Interesting sidelights are available in the counter-tellings of Rama''s tale. In some versions Ravana is a tragic anti-hero. In the Jaina account he is an illustrious figure come to grief because of his illicit passion for another''s wife. This infatuation is given a Freudian turn in some other renditions which claim that, unknown to him, Rama''s consort, Sita, whom he had abducted, was Ravana''s own daughter, abandoned at birth. In yet others, the thrust is clearly political where Ravana represents indigenous nationalism resisting an external invasion from the North.
But all agree that Ravana was not an out and out demon. The sage Vishrava, Brahma''s grandson was Ravana''s father, and Kaikesi, the princess and daughter of the demon chief Sumali, was his mother.
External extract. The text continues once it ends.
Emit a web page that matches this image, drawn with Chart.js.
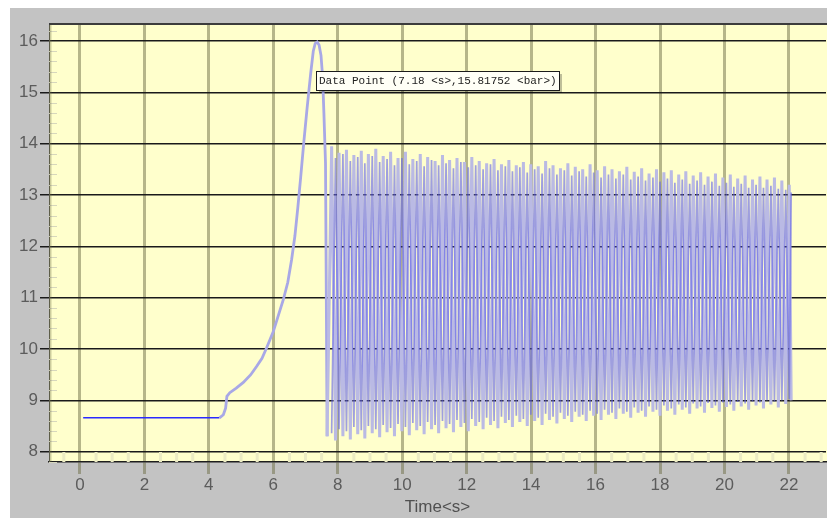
<!DOCTYPE html>
<html>
<head>
<meta charset="utf-8">
<script src="https://cdn.jsdelivr.net/npm/chart.js@4.4.1/dist/chart.umd.min.js"></script>
<style>
  html, body { margin: 0; padding: 0; background: #fff; }
  #wrap { width: 827px; height: 518px; }
</style>
</head>
<body>
<div id="wrap"><canvas id="chart" width="827" height="518"></canvas></div>
<script>
// Axis ticks
const xTicks = [0, 2, 4, 6, 8, 10, 12, 14, 16, 18, 20, 22];
const yTicks = [8, 9, 10, 11, 12, 13, 14, 15, 16];

// Start-up: flat level, then the pressure ramp and the first peak
const rampT = [0.1, 4.33, 4.45, 4.52, 4.56, 4.65, 4.85, 5.07, 5.3, 5.48, 5.65, 5.79, 6.0, 6.15, 6.31,
               6.45, 6.57, 6.67, 6.76, 6.85, 6.95, 7.05, 7.16, 7.24, 7.3, 7.36, 7.42, 7.48, 7.53, 7.57, 7.62, 7.67];
const rampV = [8.66, 8.66, 8.72, 8.85, 9.08, 9.15, 9.24, 9.35, 9.5, 9.66, 9.82, 10.02, 10.34, 10.64, 10.96,
               11.3, 11.75, 12.2, 12.75, 13.35, 14.05, 14.7, 15.37, 15.8, 15.95, 15.98, 15.92, 15.72, 15.3, 14.6, 13.62, 8.3];

// Oscillation times: tall (light) peaks and the instants half a cycle later
const peakT = [7.81, 8.04, 8.27, 8.50, 8.73, 8.95, 9.18, 9.41, 9.64, 9.87,
               10.10, 10.33, 10.56, 10.79, 11.02, 11.25, 11.47, 11.70, 11.93, 12.16,
               12.39, 12.62, 12.85, 13.08, 13.31, 13.54, 13.76, 13.99, 14.22, 14.45,
               14.68, 14.91, 15.14, 15.37, 15.60, 15.83, 16.05, 16.28, 16.51, 16.74,
               16.97, 17.20, 17.43, 17.66, 17.89, 18.12, 18.35, 18.58, 18.80, 19.03,
               19.26, 19.49, 19.72, 19.95, 20.18, 20.41, 20.64, 20.87, 21.10, 21.32,
               21.55, 21.78, 22.01];
const troughT = [7.93, 8.16, 8.39, 8.62, 8.84, 9.07, 9.30, 9.53, 9.76, 9.99,
                 10.22, 10.45, 10.68, 10.91, 11.13, 11.36, 11.59, 11.82, 12.05, 12.28,
                 12.51, 12.74, 12.97, 13.20, 13.42, 13.65, 13.88, 14.11, 14.34, 14.57,
                 14.80, 15.03, 15.26, 15.49, 15.71, 15.94, 16.17, 16.40, 16.63, 16.86,
                 17.09, 17.32, 17.55, 17.78, 18.00, 18.23, 18.46, 18.69, 18.92, 19.15,
                 19.38, 19.61, 19.84, 20.06, 20.29, 20.52, 20.75, 20.98, 21.21, 21.44,
                 21.67, 21.90, 22.07];

// Light trace: upper values at peakT, lower values at troughT
const peakV = [13.95, 13.82, 13.88, 13.78, 13.86, 13.80, 13.90, 13.76, 13.84, 13.72,
               13.84, 13.70, 13.80, 13.74, 13.66, 13.78, 13.68, 13.72, 13.64, 13.74,
               13.66, 13.62, 13.70, 13.60, 13.68, 13.58, 13.64, 13.60, 13.56, 13.66,
               13.58, 13.52, 13.62, 13.55, 13.50, 13.60, 13.48, 13.56, 13.50, 13.46,
               13.55, 13.45, 13.52, 13.42, 13.50, 13.44, 13.48, 13.40, 13.46, 13.38,
               13.44, 13.36, 13.42, 13.34, 13.40, 13.32, 13.38, 13.30, 13.36, 13.30,
               13.34, 13.28, 13.20];
const troughV = [8.22, 8.30, 8.24, 8.34, 8.26, 8.36, 8.28, 8.38, 8.30, 8.40,
                 8.32, 8.42, 8.34, 8.44, 8.36, 8.46, 8.38, 8.48, 8.40, 8.50,
                 8.44, 8.52, 8.46, 8.56, 8.48, 8.58, 8.50, 8.60, 8.52, 8.62,
                 8.55, 8.64, 8.58, 8.68, 8.60, 8.70, 8.62, 8.72, 8.64, 8.74,
                 8.66, 8.76, 8.68, 8.78, 8.70, 8.80, 8.72, 8.82, 8.74, 8.84,
                 8.76, 8.85, 8.78, 8.87, 8.80, 8.88, 8.82, 8.90, 8.84, 8.92,
                 8.86, 8.93, 9.00];

// Dark trace: upper values at troughT, lower values at peakT
const darkPeakV = [13.72, 13.80, 13.66, 13.74, 13.62, 13.76, 13.64, 13.70, 13.58, 13.72,
                   13.60, 13.66, 13.56, 13.68, 13.58, 13.62, 13.52, 13.64, 13.54, 13.58,
                   13.50, 13.60, 13.48, 13.56, 13.46, 13.54, 13.44, 13.50, 13.42, 13.52,
                   13.40, 13.48, 13.38, 13.46, 13.36, 13.44, 13.34, 13.40, 13.32, 13.40,
                   13.30, 13.36, 13.28, 13.34, 13.26, 13.32, 13.24, 13.30, 13.22, 13.28,
                   13.20, 13.26, 13.18, 13.24, 13.16, 13.22, 13.14, 13.20, 13.14, 13.18,
                   13.12, 13.10, 13.05];
const darkTroughV = [8.36, 8.44, 8.40, 8.48, 8.42, 8.50, 8.44, 8.52, 8.46, 8.54,
                     8.48, 8.56, 8.50, 8.58, 8.52, 8.60, 8.54, 8.62, 8.56, 8.64,
                     8.58, 8.66, 8.60, 8.68, 8.62, 8.70, 8.64, 8.72, 8.66, 8.74,
                     8.68, 8.76, 8.70, 8.78, 8.72, 8.80, 8.74, 8.82, 8.76, 8.84,
                     8.78, 8.86, 8.80, 8.88, 8.82, 8.90, 8.84, 8.92, 8.86, 8.94,
                     8.88, 8.95, 8.90, 8.96, 8.92, 8.97, 8.94, 8.98, 8.96, 9.00,
                     8.98, 9.00, 9.02];

// Marked data point
const tipX = 7.18;
const tipY = 15.81752;
const tipText = 'Data Point (7.18 <s>,15.81752 <bar>)';

// build point lists
const lightPoints = rampT.map((t, i) => ({ x: t, y: rampV[i] }));
const darkPoints = [];
peakT.forEach((t, i) => {
    lightPoints.push({ x: t, y: peakV[i] });
    lightPoints.push({ x: troughT[i], y: troughV[i] });
    darkPoints.push({ x: t, y: darkTroughV[i] });
    darkPoints.push({ x: troughT[i], y: darkPeakV[i] });
});

const labelFont = { family: 'Liberation Sans', size: 17 };
const labelColor = '#5c5c5c';
const oliveGrid = 'rgba(110, 110, 70, 0.5)';

// window-style frame: grey panel, yellow plot area
const framePlugin = {
    id: 'frame',
    beforeDraw(chart) {
        const { ctx, chartArea: a, width, height } = chart;
        ctx.save();
        ctx.fillStyle = '#ffffff';
        ctx.fillRect(0, 0, width, height);
        ctx.fillStyle = '#c3c3c3';
        ctx.fillRect(10, 8, width - 10, height - 8);
        ctx.fillStyle = '#ffffcc';
        ctx.fillRect(a.left, a.top, width - a.left, a.bottom - a.top);
        ctx.restore();
    },
    beforeDatasetsDraw(chart) {
        const { ctx, chartArea: a, scales } = chart;
        ctx.save();
        // minor ticks along the bottom edge
        ctx.strokeStyle = '#ececc4';
        ctx.lineWidth = 3;
        for (let v = -0.5; v <= 23; v += 0.5) {
            if (v % 2 === 0) continue;
            const px = scales.x.getPixelForValue(v);
            ctx.beginPath();
            ctx.moveTo(px, a.bottom - 10);
            ctx.lineTo(px, a.bottom);
            ctx.stroke();
        }
        // minor ticks along the left edge
        ctx.strokeStyle = '#d6d6bc';
        ctx.lineWidth = 1;
        for (let k = 39; k <= 81; k++) {
            if (k % 5 === 0) continue;
            const py = Math.round(scales.y.getPixelForValue(k / 5)) + 0.5;
            ctx.beginPath();
            ctx.moveTo(a.left, py);
            ctx.lineTo(a.left + 8, py);
            ctx.stroke();
        }
        // light edge on the left
        ctx.strokeStyle = 'rgba(110, 110, 70, 0.35)';
        ctx.lineWidth = 2;
        ctx.beginPath();
        ctx.moveTo(a.left + 1.5, a.top);
        ctx.lineTo(a.left + 1.5, a.bottom);
        ctx.stroke();
        ctx.restore();
    },
    afterDraw(chart) {
        const { ctx, chartArea: a, scales } = chart;
        ctx.save();
        // top border
        ctx.strokeStyle = '#3c3c3c';
        ctx.lineWidth = 2;
        ctx.beginPath();
        ctx.moveTo(a.left, a.top);
        ctx.lineTo(a.right + 1, a.top);
        ctx.stroke();

        // data point label box
        const bx = Math.round(scales.x.getPixelForValue(tipX)) + 5;
        const by = Math.round(scales.y.getPixelForValue(tipY)) + 21;
        const bw = 243, bh = 19;
        ctx.fillStyle = 'rgba(0, 0, 0, 0.25)';
        ctx.fillRect(bx + 3, by + 3, bw, bh);
        ctx.fillStyle = '#fffff6';
        ctx.fillRect(bx, by, bw, bh);
        ctx.strokeStyle = '#1a1a1a';
        ctx.lineWidth = 1;
        ctx.strokeRect(bx + 0.5, by + 0.5, bw, bh);
        ctx.fillStyle = '#222';
        ctx.font = '11px "Liberation Mono"';
        ctx.textBaseline = 'middle';
        ctx.fillText(tipText, bx + 3, by + bh / 2 + 1);
        ctx.restore();
    }
};

new Chart(document.getElementById('chart'), {
    type: 'line',
    data: {
        datasets: [{
            data: darkPoints,
            order: 0,
            pointRadius: 0,
            tension: 0,
            borderColor: 'rgba(100, 100, 232, 0.62)',
            borderWidth: 1.7
        }, {
            data: lightPoints,
            order: 1,
            pointRadius: 0,
            tension: 0,
            borderColor: '#babae4',
            borderWidth: 3,
            segment: {
                borderColor: c => (c.p1.parsed.x <= 4.4 ? '#2a2aff' : (c.p1.parsed.x < 7.7 ? '#a8a8e6' : '#babae4')),
                borderWidth: c => (c.p1.parsed.x <= 4.4 ? 1.5 : (c.p1.parsed.x < 7.7 ? 2.8 : 3))
            }
        }]
    },
    options: {
        responsive: false,
        animation: false,
        events: [],
        layout: { padding: { left: 0, top: 24, right: 1, bottom: 0 } },
        plugins: {
            legend: { display: false },
            tooltip: { enabled: false }
        },
        scales: {
            x: {
                type: 'linear',
                position: 'bottom',
                min: -0.96,
                max: 23.15,
                z: 1,
                afterBuildTicks: s => { s.ticks = xTicks.map(v => ({ value: v })); },
                afterFit: s => { s.height = 56; },
                grid: {
                    color: oliveGrid,
                    lineWidth: 3,
                    drawTicks: true,
                    tickLength: 12,
                    tickColor: oliveGrid,
                    tickWidth: 3
                },
                border: { display: true, color: '#1e1e1e', width: 1.5 },
                ticks: { font: labelFont, color: labelColor, padding: 1, maxRotation: 0, autoSkip: false },
                title: {
                    display: true,
                    text: 'Time<s>',
                    font: labelFont,
                    color: '#505050',
                    padding: { top: 0, bottom: 0 }
                }
            },
            y: {
                type: 'linear',
                position: 'left',
                min: 7.8,
                max: 16.33,
                z: 1,
                afterBuildTicks: s => { s.ticks = yTicks.map(v => ({ value: v })); },
                afterFit: s => { s.width = 49; },
                grid: {
                    color: '#1a1a1a',
                    lineWidth: 1.5,
                    drawTicks: true,
                    tickLength: 9,
                    tickColor: '#1a1a1a'
                },
                border: { display: true, color: '#5a5a4a', width: 1 },
                ticks: { font: labelFont, color: labelColor, padding: 2 }
            }
        }
    },
    plugins: [framePlugin]
});
</script>
</body>
</html>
Vishrava''s son from another marriage, Kuber, was rewarded with the divine status as the custodian of godly wealth and was also given the golden city of Sri Lanka whose demon builders were driven out by the gods.
Upset and seeking for revenge, the demon chief asked his daughter Kaikesi to approach Vishrava and request him to bless her with a son who would defeat Kuber. This she did, and four children were duly born from her union with the sage: Ravana, his two brothers, Kumbhakarna and Vibhishana, and a sister Shoorpanakha (the one with sharp fingernails). Shoorpa is sharp, and nakha means nails in Sanskrit. Ravana was born with ten heads which, besides being accounted for his demon genes, signifies also absolute pride, greed, and never-ending want. The enormity of his ego was such as to require ten heads to accommodate it. In keeping with his paternity, he was also profoundly learned and well-versed in the Scriptures. Urged by his mother''s father, he ejected his half-brother, Kuber, from Lanka.
As a ruler Ravana was wise and just and he had achieved eminence as a musician, painter and poet, composing the hymn Shiva Tandava Stotra (the divine Law of the dance of Destruction) which is considered a classic to this day. Both the fourth and fifth quatrains of his hymn conclude with lists of Shiva''s epithets as destroyer, even the destroyer of death itself. Alliteration and onomatopoeia create rolling waves of resounding beauty in this example of Hindu devotional poetry.
It is said that when he tired of rampaging across the earth, Ravana returned to Lord Shiva to request moksha, release from the bondage of endless rebirth. Shiva replied that he had granted Ravana the boon of indestructibility, and that Ravana must instead seek moksha from Lord Vishnu. In this version of Ravana''s story, his battle with Rama can be interpreted as a pretext to attain death, and through death, liberation. Ravana''s poignant cry in the final quatrain of poetry - "When will I be happy?" is echoed by modern man in his quest for earthly fulfillment and ultimate liberation from its bondage.